OBJECTIVE
Leave out every picture, then output exactly the lines between the ones holding "Clone this diagram in TikZ." and "line width=1pt, minimum", inclusive, and nothing beyond them.

(Records with drawing code)
Begin

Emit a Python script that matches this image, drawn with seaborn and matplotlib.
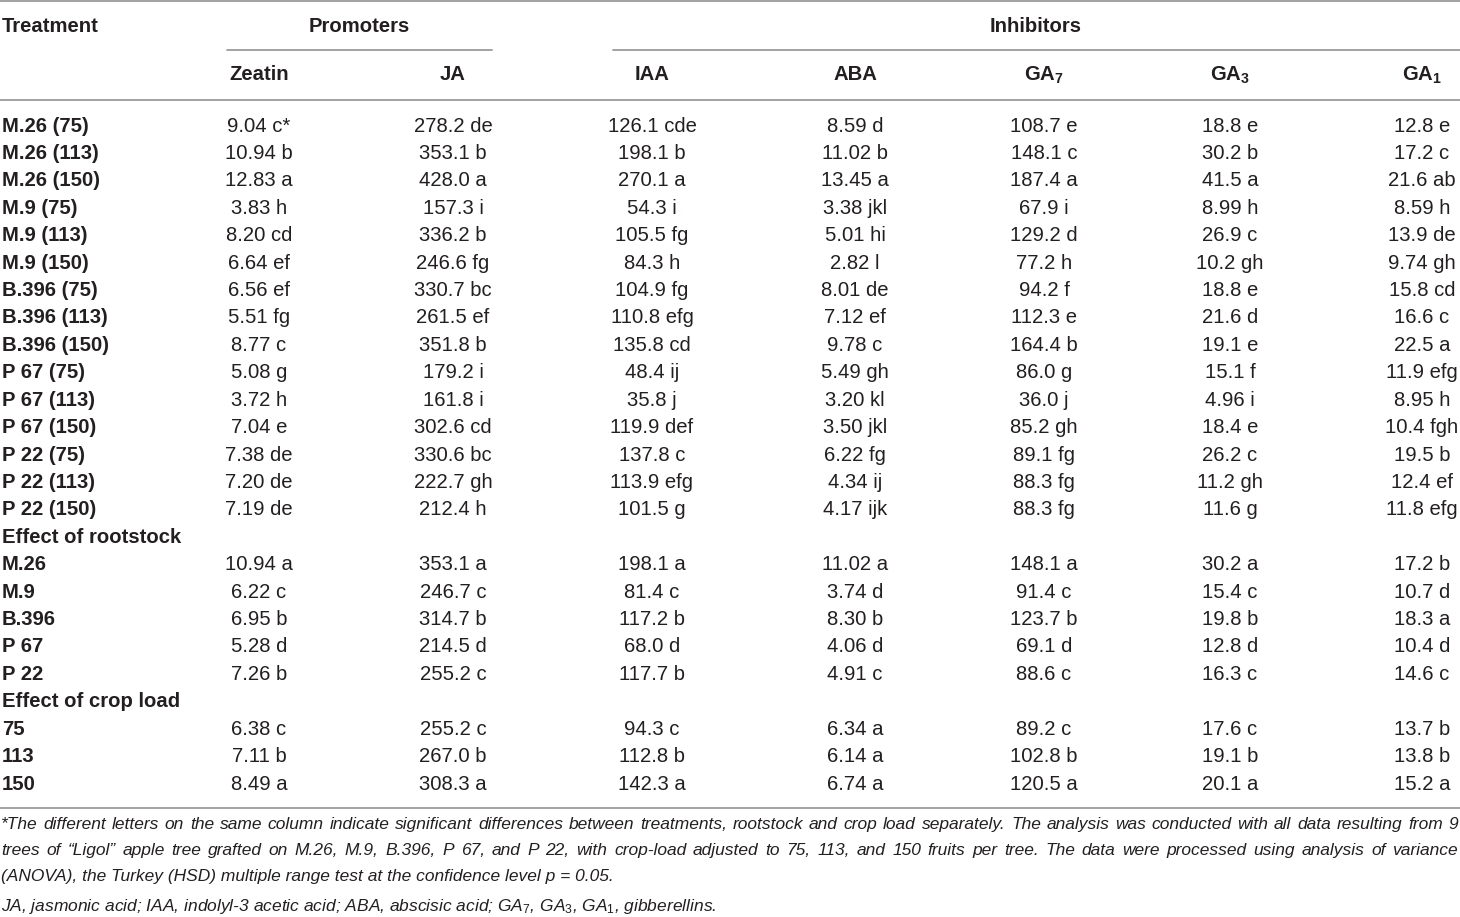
import matplotlib
matplotlib.use("Agg")
import matplotlib.pyplot as plt
import seaborn as sns
import pandas as pd
from matplotlib import font_manager

# Table content
treatments = ["M.26 (75)", "M.26 (113)", "M.26 (150)", "M.9 (75)", "M.9 (113)", "M.9 (150)",
              "B.396 (75)", "B.396 (113)", "B.396 (150)", "P 67 (75)", "P 67 (113)", "P 67 (150)",
              "P 22 (75)", "P 22 (113)", "P 22 (150)"]
rootstocks = ["M.26", "M.9", "B.396", "P 67", "P 22"]
crop_loads = ["75", "113", "150"]
group_titles = ["Effect of rootstock", "Effect of crop load"]

header_groups = ["Promoters", "Inhibitors"]
columns = ["Zeatin", "JA", "IAA", "ABA", "GA$_\\mathbf{7}$", "GA$_\\mathbf{3}$", "GA$_\\mathbf{1}$"]

zeatin = ["9.04 c*", "10.94 b", "12.83 a", "3.83 h", "8.20 cd", "6.64 ef", "6.56 ef", "5.51 fg",
          "8.77 c", "5.08 g", "3.72 h", "7.04 e", "7.38 de", "7.20 de", "7.19 de",
          "10.94 a", "6.22 c", "6.95 b", "5.28 d", "7.26 b",
          "6.38 c", "7.11 b", "8.49 a"]
ja = ["278.2 de", "353.1 b", "428.0 a", "157.3 i", "336.2 b", "246.6 fg", "330.7 bc", "261.5 ef",
      "351.8 b", "179.2 i", "161.8 i", "302.6 cd", "330.6 bc", "222.7 gh", "212.4 h",
      "353.1 a", "246.7 c", "314.7 b", "214.5 d", "255.2 c",
      "255.2 c", "267.0 b", "308.3 a"]
iaa = ["126.1 cde", "198.1 b", "270.1 a", "54.3 i", "105.5 fg", "84.3 h", "104.9 fg", "110.8 efg",
       "135.8 cd", "48.4 ij", "35.8 j", "119.9 def", "137.8 c", "113.9 efg", "101.5 g",
       "198.1 a", "81.4 c", "117.2 b", "68.0 d", "117.7 b",
       "94.3 c", "112.8 b", "142.3 a"]
aba = ["8.59 d", "11.02 b", "13.45 a", "3.38 jkl", "5.01 hi", "2.82 l", "8.01 de", "7.12 ef",
       "9.78 c", "5.49 gh", "3.20 kl", "3.50 jkl", "6.22 fg", "4.34 ij", "4.17 ijk",
       "11.02 a", "3.74 d", "8.30 b", "4.06 d", "4.91 c",
       "6.34 a", "6.14 a", "6.74 a"]
ga7 = ["108.7 e", "148.1 c", "187.4 a", "67.9 i", "129.2 d", "77.2 h", "94.2 f", "112.3 e",
       "164.4 b", "86.0 g", "36.0 j", "85.2 gh", "89.1 fg", "88.3 fg", "88.3 fg",
       "148.1 a", "91.4 c", "123.7 b", "69.1 d", "88.6 c",
       "89.2 c", "102.8 b", "120.5 a"]
ga3 = ["18.8 e", "30.2 b", "41.5 a", "8.99 h", "26.9 c", "10.2 gh", "18.8 e", "21.6 d",
       "19.1 e", "15.1 f", "4.96 i", "18.4 e", "26.2 c", "11.2 gh", "11.6 g",
       "30.2 a", "15.4 c", "19.8 b", "12.8 d", "16.3 c",
       "17.6 c", "19.1 b", "20.1 a"]
ga1 = ["12.8 e", "17.2 c", "21.6 ab", "8.59 h", "13.9 de", "9.74 gh", "15.8 cd", "16.6 c",
       "22.5 a", "11.9 efg", "8.95 h", "10.4 fgh", "19.5 b", "12.4 ef", "11.8 efg",
       "17.2 b", "10.7 d", "18.3 a", "10.4 d", "14.6 c",
       "13.7 b", "13.8 b", "15.2 a"]

footnote = [
    "*The different letters on the same column indicate significant differences between treatments, "
    "rootstock and crop load separately. The analysis was conducted with all data resulting from 9",
    "trees of \u201cLigol\u201d apple tree grafted on M.26, M.9, B.396, P 67, and P 22, with crop-load "
    "adjusted to 75, 113, and 150 fruits per tree. The data were processed using analysis of variance",
    "(ANOVA), the Turkey (HSD) multiple range test at the confidence level p = 0.05.",
    "JA, jasmonic acid; IAA, indolyl-3 acetic acid; ABA, abscisic acid; GA$_\\mathit{7}$, "
    "GA$_\\mathit{3}$, GA$_\\mathit{1}$, gibberellins.",
]


def has_font(name):
    try:
        font_manager.findfont(font_manager.FontProperties(family=name), fallback_to_default=False)
        return True
    except ValueError:
        return False


sns.set_theme(style="white")
base = "Liberation Sans"
narrow = "Liberation Sans Narrow" if has_font("Liberation Sans Narrow") else base
plt.rcParams["font.family"] = [base, "DejaVu Sans"]
plt.rcParams["mathtext.fontset"] = "custom"
plt.rcParams["mathtext.rm"] = base
plt.rcParams["mathtext.bf"] = base + ":bold"
plt.rcParams["mathtext.it"] = narrow + ":italic"

# Build the table rows
labels = treatments + [group_titles[0]] + rootstocks + [group_titles[1]] + crop_loads
bold_only = [False] * 15 + [True] + [False] * 5 + [True] + [False] * 3
values = pd.DataFrame({"Zeatin": zeatin, "JA": ja, "IAA": iaa, "ABA": aba,
                       "GA7": ga7, "GA3": ga3, "GA1": ga1})

fig = plt.figure(figsize=(14.6, 9.17), dpi=100)
ax = fig.add_axes([0, 0, 1, 1])
ax.set_xlim(0, 1460)
ax.set_ylim(917, 0)
ax.axis("off")

ink = "#231f20"
rule = "#9b9b9b"
fs = 14.6
col_x = [259, 453, 652, 855, 1044, 1230, 1422]

# Rules
ax.plot([0, 1460], [1, 1], color=rule, lw=1.3)
ax.plot([227, 492], [50, 50], color=rule, lw=1.3)
ax.plot([613, 1460], [50, 50], color=rule, lw=1.3)
ax.plot([0, 1460], [100, 100], color=rule, lw=1.3)
ax.plot([0, 1460], [808, 808], color=rule, lw=1.3)

# Header
ax.text(2, 26, "Treatment", fontsize=fs, fontweight="bold", color=ink, va="center", ha="left")
ax.text(359, 26, header_groups[0], fontsize=fs, fontweight="bold", color=ink, va="center", ha="center")
ax.text(1036, 26, header_groups[1], fontsize=fs, fontweight="bold", color=ink, va="center", ha="center")
for x, c in zip(col_x, columns):
    ax.text(x, 75, c, fontsize=fs, fontweight="bold", color=ink, va="center", ha="center")

# Body
y0, dy = 126, 27.42
k = 0
for i, (lab, grp) in enumerate(zip(labels, bold_only)):
    y = y0 + i * dy
    ax.text(2, y, lab, fontsize=fs, fontweight="bold", color=ink, va="center", ha="left")
    if grp:
        continue
    for x, col in zip(col_x, values.columns):
        ax.text(x, y, values[col].iloc[k], fontsize=fs, color=ink, va="center", ha="center")
    k += 1

# Footnote, first two lines justified (baseline aligned)
renderer = fig.canvas.get_renderer()
foot_kw = dict(fontsize=12.5, family=narrow, style="italic", color=ink, va="baseline", ha="left")
foot_y = [829, 855, 881, 911]


def justify(line, y, x0, x1):
    words = line.split(" ")
    texts = [ax.text(0, y, w, **foot_kw) for w in words]
    widths = [t.get_window_extent(renderer).width for t in texts]
    gap = (x1 - x0 - sum(widths)) / (len(words) - 1)
    x = x0
    for t, w in zip(texts, widths):
        t.set_x(x)
        x += w + gap


justify(footnote[0], foot_y[0], 1, 1458)
justify(footnote[1], foot_y[1], 1, 1458)
ax.text(1, foot_y[2], footnote[2], **foot_kw)
ax.text(1, foot_y[3], footnote[3], **foot_kw)

fig.savefig("out.png", dpi=100)
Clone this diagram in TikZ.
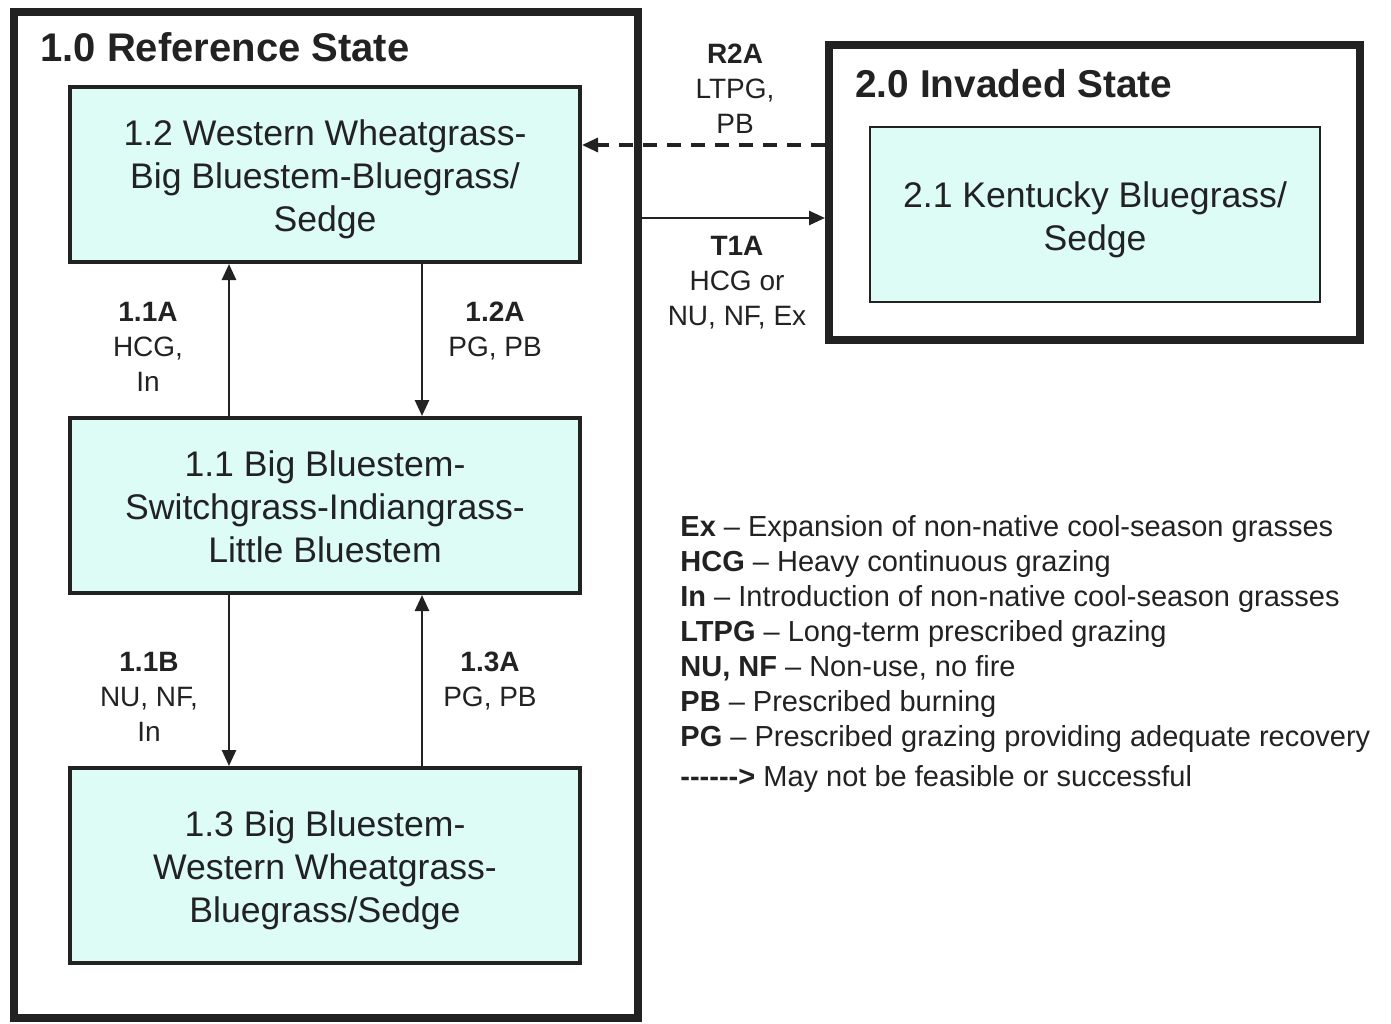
\documentclass[tikz,border=0pt]{standalone}
\usepackage{fontspec}
\setmainfont{Liberation Sans}
\usetikzlibrary{arrows.meta}
\definecolor{boxfill}{RGB}{221,252,246}
\definecolor{ink}{RGB}{34,34,34}
\newcommand\fstrtop{\rule{0pt}{18.5pt}}
\newcommand\fstrbot{\rule[-4.5pt]{0pt}{0pt}}
\begin{document}
\begin{tikzpicture}[x=0.5pt,y=-0.5pt,
  every node/.style={text=ink},
  statebox/.style={draw=ink, line width=2pt, fill=boxfill, align=center,
    minimum width=255pt, minimum height=87.5pt, inner sep=0pt,
    font=\fontsize{17.8}{21.5}\selectfont},
  frame/.style={draw=ink, line width=4pt, inner sep=0pt},
  title/.style={anchor=west, inner sep=0pt, font=\bfseries\fontsize{20}{24}\selectfont},
  lbl/.style={align=center, inner sep=0pt, font=\fontsize{14}{17.5}\selectfont},
  arr/.style={draw=ink, line width=1.3pt, -{Triangle[width=7pt,length=8pt]}},
  darr/.style={arr, line width=1.6pt, dash pattern=on 7pt off 5pt}
]
\useasboundingbox (0,0) rectangle (1391,1023);
\fill[white] (0,0) rectangle (1391,1023);

% state frames
\node[frame, minimum width=312pt, minimum height=503pt] (ref) at (326,515) {};
\node[frame, minimum width=265.5pt, minimum height=147.5pt] (inv) at (1094.5,192.5) {};
\node[title] (t1) at (40,47) {1.0 Reference State};
\node[title, font=\bfseries\fontsize{19.4}{24}\selectfont] (t2) at (855,84) {2.0 Invaded State};

% community phases
\node[statebox] (b12) at (325,174.5) {\fstrtop 1.2 Western Wheatgrass-\\Big Bluestem-Bluegrass/\\Sedge\fstrbot};
\node[statebox] (b11) at (325,505.5) {\fstrtop 1.1 Big Bluestem-\\Switchgrass-Indiangrass-\\Little Bluestem\fstrbot};
\node[statebox, minimum height=97.5pt] (b13) at (325,865.5) {\fstrtop 1.3 Big Bluestem-\\Western Wheatgrass-\\Bluegrass/Sedge\fstrbot};
\node[statebox, line width=1pt, minimum width=225pt] (b21) at (1095,214.5) {\fstrtop 2.1 Kentucky Bluegrass/\\Sedge\fstrbot};

% transitions within state 1
\draw[arr] ([xshift=-48pt]b11.north) -- ([xshift=-48pt]b12.south);
\draw[arr] ([xshift=48.5pt]b12.south) -- ([xshift=48.5pt]b11.north);
\draw[arr] ([xshift=-48pt]b11.south) -- ([xshift=-48pt]b13.north);
\draw[arr] ([xshift=48.5pt]b13.north) -- ([xshift=48.5pt]b11.south);

% transitions between states
\coordinate (ydash) at (0,145);
\coordinate (ysol) at (0,218);
\draw[darr] (inv.west |- ydash) -- (b12.east |- ydash);
\draw[arr] (ref.east |- ysol) -- (inv.west |- ysol);

% labels
\node[lbl] (lr2a) at (735,89) {\textbf{R2A}\\LTPG,\\PB};
\node[lbl] (lt1a) at (737,283) {\textbf{T1A}\\HCG or\\NU, NF, Ex};
\node[lbl] (l11a) at (148,347) {\textbf{1.1A}\\HCG,\\In};
\node[lbl] (l12a) at (495,331.5) {\textbf{1.2A}\\PG, PB};
\node[lbl] (l11b) at (149,697) {\textbf{1.1B}\\NU, NF,\\In};
\node[lbl] (l13a) at (490,681.5) {\textbf{1.3A}\\PG, PB};

% legend
\node[anchor=north west, align=left, inner sep=0pt, font=\fontsize{14.5}{17.5}\selectfont] (legend) at (680,515) {%
\textbf{Ex} – Expansion of non-native cool-season grasses\\
\textbf{HCG} – Heavy continuous grazing\\
\textbf{In} – Introduction of non-native cool-season grasses\\
\textbf{LTPG} – Long-term prescribed grazing\\
\textbf{NU, NF} – Non-use, no fire\\
\textbf{PB} – Prescribed burning\\
\textbf{PG} – Prescribed grazing providing adequate recovery\\[2.5pt]
\textbf{-{}-{}-{}-{}-{}->} May not be feasible or successful};
\end{tikzpicture}
\end{document}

End

SOLUTION TO THE PROBLEM
Clone this diagram in TikZ.
\documentclass[tikz,border=0pt]{standalone}
\usepackage{fontspec}
\setmainfont{Liberation Sans}
\usetikzlibrary{arrows.meta}
\definecolor{boxfill}{RGB}{221,252,246}
\definecolor{ink}{RGB}{34,34,34}
\newcommand\fstrtop{\rule{0pt}{18.5pt}}
\newcommand\fstrbot{\rule[-4.5pt]{0pt}{0pt}}
\begin{document}
\begin{tikzpicture}[x=0.5pt,y=-0.5pt,
  every node/.style={text=ink},
  statebox/.style={draw=ink, line width=2pt, fill=boxfill, align=center,
    minimum width=255pt, minimum height=87.5pt, inner sep=0pt,
    font=\fontsize{17.8}{21.5}\selectfont},
  frame/.style={draw=ink, line width=4pt, inner sep=0pt},
  title/.style={anchor=west, inner sep=0pt, font=\bfseries\fontsize{20}{24}\selectfont},
  lbl/.style={align=center, inner sep=0pt, font=\fontsize{14}{17.5}\selectfont},
  arr/.style={draw=ink, line width=1.3pt, -{Triangle[width=7pt,length=8pt]}},
  darr/.style={arr, line width=1.6pt, dash pattern=on 7pt off 5pt}
]
\useasboundingbox (0,0) rectangle (1391,1023);
\fill[white] (0,0) rectangle (1391,1023);

% state frames
\node[frame, minimum width=312pt, minimum height=503pt] (ref) at (326,515) {};
\node[frame, minimum width=265.5pt, minimum height=147.5pt] (inv) at (1094.5,192.5) {};
\node[title] (t1) at (40,47) {1.0 Reference State};
\node[title, font=\bfseries\fontsize{19.4}{24}\selectfont] (t2) at (855,84) {2.0 Invaded State};

% community phases
\node[statebox] (b12) at (325,174.5) {\fstrtop 1.2 Western Wheatgrass-\\Big Bluestem-Bluegrass/\\Sedge\fstrbot};
\node[statebox] (b11) at (325,505.5) {\fstrtop 1.1 Big Bluestem-\\Switchgrass-Indiangrass-\\Little Bluestem\fstrbot};
\node[statebox, minimum height=97.5pt] (b13) at (325,865.5) {\fstrtop 1.3 Big Bluestem-\\Western Wheatgrass-\\Bluegrass/Sedge\fstrbot};
\node[statebox, line width=1pt, minimum width=225pt] (b21) at (1095,214.5) {\fstrtop 2.1 Kentucky Bluegrass/\\Sedge\fstrbot};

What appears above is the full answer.